Task: Repeat the data word for word. Do not include the pictures.

Data section:
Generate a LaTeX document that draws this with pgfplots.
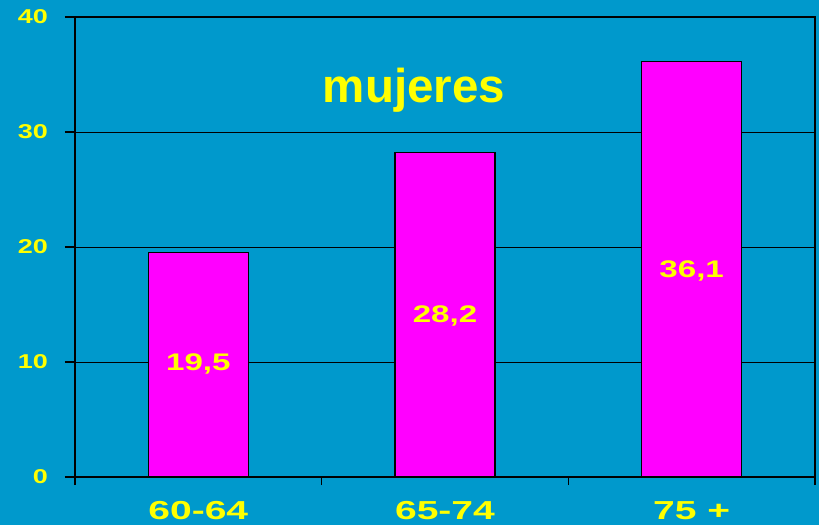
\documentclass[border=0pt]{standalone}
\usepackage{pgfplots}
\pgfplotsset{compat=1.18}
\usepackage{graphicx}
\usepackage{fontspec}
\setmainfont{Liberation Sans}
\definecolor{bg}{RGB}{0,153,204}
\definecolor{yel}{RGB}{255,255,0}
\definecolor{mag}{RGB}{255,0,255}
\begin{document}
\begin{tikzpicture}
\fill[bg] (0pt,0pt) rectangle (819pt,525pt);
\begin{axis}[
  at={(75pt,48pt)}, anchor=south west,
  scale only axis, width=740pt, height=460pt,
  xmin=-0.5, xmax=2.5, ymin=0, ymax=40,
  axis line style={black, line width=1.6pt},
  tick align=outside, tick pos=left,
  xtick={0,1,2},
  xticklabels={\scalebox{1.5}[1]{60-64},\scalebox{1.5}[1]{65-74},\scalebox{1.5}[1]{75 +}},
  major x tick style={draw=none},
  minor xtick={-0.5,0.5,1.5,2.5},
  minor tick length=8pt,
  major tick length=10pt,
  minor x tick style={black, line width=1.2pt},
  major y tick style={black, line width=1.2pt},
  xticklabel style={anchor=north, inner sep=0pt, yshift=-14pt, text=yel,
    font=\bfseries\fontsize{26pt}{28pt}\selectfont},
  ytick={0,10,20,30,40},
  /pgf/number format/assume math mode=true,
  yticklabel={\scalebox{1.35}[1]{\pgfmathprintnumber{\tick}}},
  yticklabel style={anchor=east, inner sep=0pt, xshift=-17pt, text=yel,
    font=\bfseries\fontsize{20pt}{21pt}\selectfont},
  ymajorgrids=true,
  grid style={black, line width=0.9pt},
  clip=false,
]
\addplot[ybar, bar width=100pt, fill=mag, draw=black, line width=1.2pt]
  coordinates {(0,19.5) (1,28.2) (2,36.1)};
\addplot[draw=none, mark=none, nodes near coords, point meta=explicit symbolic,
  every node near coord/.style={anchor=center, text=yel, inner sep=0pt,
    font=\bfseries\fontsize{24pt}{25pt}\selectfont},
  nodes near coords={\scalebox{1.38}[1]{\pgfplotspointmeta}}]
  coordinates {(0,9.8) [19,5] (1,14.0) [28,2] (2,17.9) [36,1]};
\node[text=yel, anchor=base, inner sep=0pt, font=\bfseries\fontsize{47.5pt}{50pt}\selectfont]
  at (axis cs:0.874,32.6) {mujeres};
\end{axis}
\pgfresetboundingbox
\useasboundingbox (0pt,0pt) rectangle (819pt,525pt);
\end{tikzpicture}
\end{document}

Finished exercise:
Generate a LaTeX document that draws this with pgfplots.
\documentclass[border=0pt]{standalone}
\usepackage{pgfplots}
\pgfplotsset{compat=1.18}
\usepackage{graphicx}
\usepackage{fontspec}
\setmainfont{Liberation Sans}
\definecolor{bg}{RGB}{0,153,204}
\definecolor{yel}{RGB}{255,255,0}
\definecolor{mag}{RGB}{255,0,255}
\begin{document}
\begin{tikzpicture}
\fill[bg] (0pt,0pt) rectangle (819pt,525pt);
\begin{axis}[
  at={(75pt,48pt)}, anchor=south west,
  scale only axis, width=740pt, height=460pt,
  xmin=-0.5, xmax=2.5, ymin=0, ymax=40,
  axis line style={black, line width=1.6pt},
  tick align=outside, tick pos=left,
  xtick={0,1,2},
  xticklabels={\scalebox{1.5}[1]{60-64},\scalebox{1.5}[1]{65-74},\scalebox{1.5}[1]{75 +}},
  major x tick style={draw=none},
  minor xtick={-0.5,0.5,1.5,2.5},
  minor tick length=8pt,
  major tick length=10pt,
  minor x tick style={black, line width=1.2pt},
  major y tick style={black, line width=1.2pt},
  xticklabel style={anchor=north, inner sep=0pt, yshift=-14pt, text=yel,
    font=\bfseries\fontsize{26pt}{28pt}\selectfont},
  ytick={0,10,20,30,40},
  /pgf/number format/assume math mode=true,
  yticklabel={\scalebox{1.35}[1]{\pgfmathprintnumber{\tick}}},
  yticklabel style={anchor=east, inner sep=0pt, xshift=-17pt, text=yel,
    font=\bfseries\fontsize{20pt}{21pt}\selectfont},
  ymajorgrids=true,
  grid style={black, line width=0.9pt},
  clip=false,
]
\addplot[ybar, bar width=100pt, fill=mag, draw=black, line width=1.2pt]
  coordinates {(0,19.5) (1,28.2) (2,36.1)};
\addplot[draw=none, mark=none, nodes near coords, point meta=explicit symbolic,
  every node near coord/.style={anchor=center, text=yel, inner sep=0pt,
    font=\bfseries\fontsize{24pt}{25pt}\selectfont},
  nodes near coords={\scalebox{1.38}[1]{\pgfplotspointmeta}}]
  coordinates {(0,9.8) [19,5] (1,14.0) [28,2] (2,17.9) [36,1]};
\node[text=yel, anchor=base, inner sep=0pt, font=\bfseries\fontsize{47.5pt}{50pt}\selectfont]
  at (axis cs:0.874,32.6) {mujeres};
\end{axis}
\pgfresetboundingbox
\useasboundingbox (0pt,0pt) rectangle (819pt,525pt);
\end{tikzpicture}
\end{document}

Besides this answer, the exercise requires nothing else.